**Task brief:** Please write the listing below out again exactly, leaving every picture behind.

--- Start of Information supplied ---

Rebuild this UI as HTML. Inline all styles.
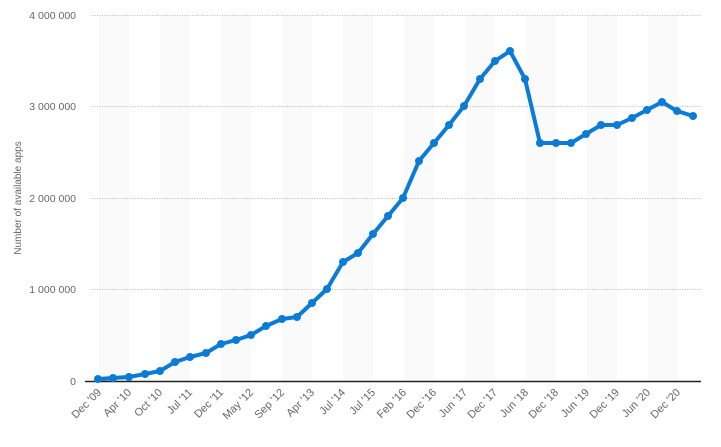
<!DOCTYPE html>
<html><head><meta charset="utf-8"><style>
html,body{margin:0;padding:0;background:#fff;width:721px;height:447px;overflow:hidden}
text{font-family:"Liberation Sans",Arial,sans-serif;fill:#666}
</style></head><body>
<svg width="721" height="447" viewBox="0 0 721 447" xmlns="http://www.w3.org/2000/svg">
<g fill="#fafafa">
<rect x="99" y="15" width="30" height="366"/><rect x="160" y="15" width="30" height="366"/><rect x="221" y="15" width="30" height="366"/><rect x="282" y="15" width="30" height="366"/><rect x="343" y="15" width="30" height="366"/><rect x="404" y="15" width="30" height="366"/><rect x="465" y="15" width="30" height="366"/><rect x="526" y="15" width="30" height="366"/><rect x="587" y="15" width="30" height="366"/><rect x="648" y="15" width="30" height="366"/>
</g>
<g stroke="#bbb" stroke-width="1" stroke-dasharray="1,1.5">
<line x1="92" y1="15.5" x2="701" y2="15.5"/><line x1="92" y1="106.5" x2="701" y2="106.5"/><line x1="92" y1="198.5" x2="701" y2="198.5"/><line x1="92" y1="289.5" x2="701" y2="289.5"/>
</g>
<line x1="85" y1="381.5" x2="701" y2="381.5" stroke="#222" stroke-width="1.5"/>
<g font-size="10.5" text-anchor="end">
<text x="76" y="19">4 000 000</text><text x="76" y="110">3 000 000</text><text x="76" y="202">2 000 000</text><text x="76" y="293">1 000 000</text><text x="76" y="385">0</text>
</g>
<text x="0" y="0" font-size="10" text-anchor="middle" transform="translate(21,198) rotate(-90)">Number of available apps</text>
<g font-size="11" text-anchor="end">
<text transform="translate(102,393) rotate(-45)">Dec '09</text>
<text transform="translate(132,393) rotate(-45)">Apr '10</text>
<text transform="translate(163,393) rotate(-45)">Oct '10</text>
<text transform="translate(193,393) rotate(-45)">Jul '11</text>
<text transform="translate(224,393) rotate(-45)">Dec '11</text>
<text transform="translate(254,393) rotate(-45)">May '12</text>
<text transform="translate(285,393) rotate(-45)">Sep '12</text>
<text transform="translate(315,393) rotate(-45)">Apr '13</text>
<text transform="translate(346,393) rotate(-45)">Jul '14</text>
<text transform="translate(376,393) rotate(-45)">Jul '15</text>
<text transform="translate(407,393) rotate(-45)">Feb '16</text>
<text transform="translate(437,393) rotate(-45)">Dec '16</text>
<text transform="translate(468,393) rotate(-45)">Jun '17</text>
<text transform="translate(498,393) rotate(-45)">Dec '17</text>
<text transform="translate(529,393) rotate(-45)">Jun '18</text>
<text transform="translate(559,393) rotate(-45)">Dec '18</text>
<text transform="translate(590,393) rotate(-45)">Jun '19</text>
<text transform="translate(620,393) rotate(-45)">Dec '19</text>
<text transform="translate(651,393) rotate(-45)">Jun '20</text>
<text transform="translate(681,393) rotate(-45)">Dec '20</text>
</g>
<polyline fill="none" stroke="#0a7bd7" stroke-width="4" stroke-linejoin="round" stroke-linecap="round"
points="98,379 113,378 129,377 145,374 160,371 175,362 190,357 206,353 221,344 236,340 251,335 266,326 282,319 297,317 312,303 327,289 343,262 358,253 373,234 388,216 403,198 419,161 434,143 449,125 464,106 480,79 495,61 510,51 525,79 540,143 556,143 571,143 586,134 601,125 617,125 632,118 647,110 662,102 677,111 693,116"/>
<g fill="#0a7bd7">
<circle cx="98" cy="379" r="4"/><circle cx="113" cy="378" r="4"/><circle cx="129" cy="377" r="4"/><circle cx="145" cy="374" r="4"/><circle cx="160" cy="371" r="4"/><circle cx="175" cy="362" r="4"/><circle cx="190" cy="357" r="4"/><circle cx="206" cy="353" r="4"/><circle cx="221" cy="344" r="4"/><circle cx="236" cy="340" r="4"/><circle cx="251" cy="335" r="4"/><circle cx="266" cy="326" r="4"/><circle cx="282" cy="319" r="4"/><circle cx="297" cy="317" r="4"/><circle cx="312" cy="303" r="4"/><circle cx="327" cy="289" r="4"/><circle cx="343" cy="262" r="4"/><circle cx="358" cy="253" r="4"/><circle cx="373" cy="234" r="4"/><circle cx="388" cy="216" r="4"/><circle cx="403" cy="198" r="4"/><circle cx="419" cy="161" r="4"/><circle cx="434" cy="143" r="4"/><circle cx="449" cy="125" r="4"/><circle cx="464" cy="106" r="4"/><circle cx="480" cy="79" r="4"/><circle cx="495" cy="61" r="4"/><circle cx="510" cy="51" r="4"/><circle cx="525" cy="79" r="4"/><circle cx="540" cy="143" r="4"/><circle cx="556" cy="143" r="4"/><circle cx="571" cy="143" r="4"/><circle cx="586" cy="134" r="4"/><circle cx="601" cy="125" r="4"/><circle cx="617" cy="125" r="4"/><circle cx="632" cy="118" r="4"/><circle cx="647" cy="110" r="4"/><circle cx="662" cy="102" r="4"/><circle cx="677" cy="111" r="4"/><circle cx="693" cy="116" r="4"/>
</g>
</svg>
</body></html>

--- End of Information supplied ---

**Task output:**
Rebuild this UI as HTML. Inline all styles.
<!DOCTYPE html>
<html><head><meta charset="utf-8"><style>
html,body{margin:0;padding:0;background:#fff;width:721px;height:447px;overflow:hidden}
text{font-family:"Liberation Sans",Arial,sans-serif;fill:#666}
</style></head><body>
<svg width="721" height="447" viewBox="0 0 721 447" xmlns="http://www.w3.org/2000/svg">
<g fill="#fafafa">
<rect x="99" y="15" width="30" height="366"/><rect x="160" y="15" width="30" height="366"/><rect x="221" y="15" width="30" height="366"/><rect x="282" y="15" width="30" height="366"/><rect x="343" y="15" width="30" height="366"/><rect x="404" y="15" width="30" height="366"/><rect x="465" y="15" width="30" height="366"/><rect x="526" y="15" width="30" height="366"/><rect x="587" y="15" width="30" height="366"/><rect x="648" y="15" width="30" height="366"/>
</g>
<g stroke="#bbb" stroke-width="1" stroke-dasharray="1,1.5">
<line x1="92" y1="15.5" x2="701" y2="15.5"/><line x1="92" y1="106.5" x2="701" y2="106.5"/><line x1="92" y1="198.5" x2="701" y2="198.5"/><line x1="92" y1="289.5" x2="701" y2="289.5"/>
</g>
<line x1="85" y1="381.5" x2="701" y2="381.5" stroke="#222" stroke-width="1.5"/>
<g font-size="10.5" text-anchor="end">
<text x="76" y="19">4 000 000</text><text x="76" y="110">3 000 000</text><text x="76" y="202">2 000 000</text><text x="76" y="293">1 000 000</text><text x="76" y="385">0</text>
</g>
<text x="0" y="0" font-size="10" text-anchor="middle" transform="translate(21,198) rotate(-90)">Number of available apps</text>
<g font-size="11" text-anchor="end">
<text transform="translate(102,393) rotate(-45)">Dec '09</text>
<text transform="translate(132,393) rotate(-45)">Apr '10</text>
<text transform="translate(163,393) rotate(-45)">Oct '10</text>
<text transform="translate(193,393) rotate(-45)">Jul '11</text>
<text transform="translate(224,393) rotate(-45)">Dec '11</text>
<text transform="translate(254,393) rotate(-45)">May '12</text>
<text transform="translate(285,393) rotate(-45)">Sep '12</text>
<text transform="translate(315,393) rotate(-45)">Apr '13</text>
<text transform="translate(346,393) rotate(-45)">Jul '14</text>
<text transform="translate(376,393) rotate(-45)">Jul '15</text>
<text transform="translate(407,393) rotate(-45)">Feb '16</text>
<text transform="translate(437,393) rotate(-45)">Dec '16</text>
<text transform="translate(468,393) rotate(-45)">Jun '17</text>
<text transform="translate(498,393) rotate(-45)">Dec '17</text>
<text transform="translate(529,393) rotate(-45)">Jun '18</text>
<text transform="translate(559,393) rotate(-45)">Dec '18</text>
<text transform="translate(590,393) rotate(-45)">Jun '19</text>
<text transform="translate(620,393) rotate(-45)">Dec '19</text>
<text transform="translate(651,393) rotate(-45)">Jun '20</text>
<text transform="translate(681,393) rotate(-45)">Dec '20</text>
</g>
<polyline fill="none" stroke="#0a7bd7" stroke-width="4" stroke-linejoin="round" stroke-linecap="round"
points="98,379 113,378 129,377 145,374 160,371 175,362 190,357 206,353 221,344 236,340 251,335 266,326 282,319 297,317 312,303 327,289 343,262 358,253 373,234 388,216 403,198 419,161 434,143 449,125 464,106 480,79 495,61 510,51 525,79 540,143 556,143 571,143 586,134 601,125 617,125 632,118 647,110 662,102 677,111 693,116"/>
<g fill="#0a7bd7">
<circle cx="98" cy="379" r="4"/><circle cx="113" cy="378" r="4"/><circle cx="129" cy="377" r="4"/><circle cx="145" cy="374" r="4"/><circle cx="160" cy="371" r="4"/><circle cx="175" cy="362" r="4"/><circle cx="190" cy="357" r="4"/><circle cx="206" cy="353" r="4"/><circle cx="221" cy="344" r="4"/><circle cx="236" cy="340" r="4"/><circle cx="251" cy="335" r="4"/><circle cx="266" cy="326" r="4"/><circle cx="282" cy="319" r="4"/><circle cx="297" cy="317" r="4"/><circle cx="312" cy="303" r="4"/><circle cx="327" cy="289" r="4"/><circle cx="343" cy="262" r="4"/><circle cx="358" cy="253" r="4"/><circle cx="373" cy="234" r="4"/><circle cx="388" cy="216" r="4"/><circle cx="403" cy="198" r="4"/><circle cx="419" cy="161" r="4"/><circle cx="434" cy="143" r="4"/><circle cx="449" cy="125" r="4"/><circle cx="464" cy="106" r="4"/><circle cx="480" cy="79" r="4"/><circle cx="495" cy="61" r="4"/><circle cx="510" cy="51" r="4"/><circle cx="525" cy="79" r="4"/><circle cx="540" cy="143" r="4"/><circle cx="556" cy="143" r="4"/><circle cx="571" cy="143" r="4"/><circle cx="586" cy="134" r="4"/><circle cx="601" cy="125" r="4"/><circle cx="617" cy="125" r="4"/><circle cx="632" cy="118" r="4"/><circle cx="647" cy="110" r="4"/><circle cx="662" cy="102" r="4"/><circle cx="677" cy="111" r="4"/><circle cx="693" cy="116" r="4"/>
</g>
</svg>
</body></html>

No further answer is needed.